Weaverdyck & Huterer 2021, MNRAS 503, 5061.

sys_mapping.regression.run_decontamination(method, delta_g_obs, delta_t, *, n_walkers=100, n_steps=1200, n_burn=200, seed=42, use_skewed=False, progress=False, cv_folds=5, isd_max_iter=50, isd_lambda_poly=0.0)[source]

Run a single decontamination method and return a standardised result dict.

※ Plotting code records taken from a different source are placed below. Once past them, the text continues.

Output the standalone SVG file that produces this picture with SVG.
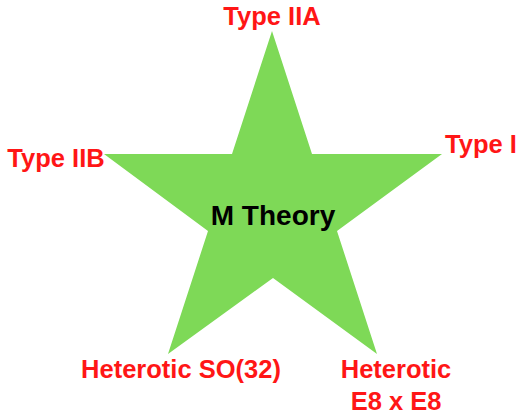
<svg xmlns="http://www.w3.org/2000/svg" width="520" height="416" viewBox="0 0 520 416">
<style>
.lbl{font-family:"Liberation Sans",Arial,sans-serif;font-weight:bold;font-size:25.5px;fill:#ff1616;text-anchor:middle}
.ctr{font-family:"Liberation Sans",Arial,sans-serif;font-weight:bold;font-size:28px;fill:#000;text-anchor:middle}
</style>
<rect width="520" height="416" fill="#fff"/>
<g id="star">
<polygon points="272,31 312,154 442,154 337,231 377,354 273,278 168,354 208,231 104,154 232,154" fill="#7ed957"/>
<text class="ctr" x="273" y="225">M Theory</text>
</g>
<g id="connectors"></g>
<g id="typeIIA"><text class="lbl" x="272" y="25">Type IIA</text></g>
<g id="typeIIB"><text class="lbl" x="56" y="167">Type IIB</text></g>
<g id="typeI"><text class="lbl" x="481" y="153">Type I</text></g>
<g id="hetSO"><text class="lbl" x="181" y="378">Heterotic SO(32)</text></g>
<g id="hetE8"><text class="lbl" x="396" y="378">Heterotic</text><text class="lbl" x="396" y="410">E8 x E8</text></g>
</svg>
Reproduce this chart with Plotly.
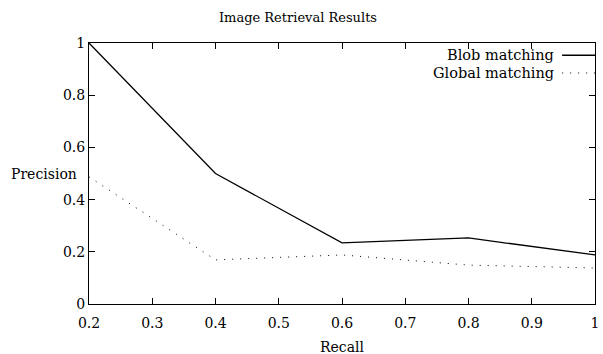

This is the unified entry point used by both validation scripts and production pipelines. All 6 methods share the same interface so callers can iterate over a list of method names without any method-specific boilerplate.

Parameters:

method (str) – One of "OLS", "ElasticNet", "ISD-1", "ISD-3", "MCMC-add", "MCMC-comb".
delta_g_obs (ndarray) – Observed galaxy overdensity at unmasked pixels, shape (n_pix,).
delta_t (ndarray) – Template maps in the original (non-rotated) basis, shape (n_sys, n_pix). MCMC methods rotate internally.
n_walkers (int) – MCMC sampler settings.
n_steps (int) – MCMC sampler settings.
n_burn (int) – MCMC sampler settings.
seed (int) – Random seed for MCMC walker initialisation.
use_skewed (bool) – Use skew-normal likelihood for MCMC-comb. Ignored for all other methods.
progress (bool) – Show emcee progress bar (MCMC methods only).
cv_folds (int) – Cross-validation folds for ElasticNet (when alpha_reg is auto).
isd_max_iter (int) – Maximum iterations for ISD methods.
isd_lambda_poly (float) – Ridge penalty on the polynomial expansion columns for ISD-3 (see iterative_systematics_decontamination()). A value of 1e-3 * np.var(delta_g_obs) is recommended when ISD-3 converges to implausible solutions. Has no effect for ISD-1 (poly_order=1 has no polynomial-only columns). Default 0.0 (plain OLS).

Returns:

dict with keys
All methods – a_hat (n_sys,), b_hat (n_sys,), weights (n_pix,), elapsed_s (float).
MCMC methods additionally – flat_chain, sampler, a_rot, b_rot, cov_a_rot, cov_b_rot, cov_a, cov_b, R, acceptance_fraction, sigma_hat.
ISD methods additionally – n_iterations (int).
ElasticNet additionally – cv_info (dict).
Non-applicable keys are None.

Return type:

dict

Notes

Weight convention

OLS / ElasticNet / ISD-1 / ISD-3 / MCMC-add: w(p) = 1 / (1 + a_hat @ t(p)) — additive weight.
MCMC-comb: w(p) = (1 + δ_g_clean(p)) / (1 + δ_g_obs(p)) — exact pixel-level inverse of the contamination weight; cancels weight_cont exactly when (a_hat, b_hat) equal the true parameters.

References

Berlfein et al. 2024, MNRAS 531, 4954. Weaverdyck & Huterer 2021, MNRAS 503, 5061. Rodríguez-Monroy et al. 2025, arXiv:2509.07943.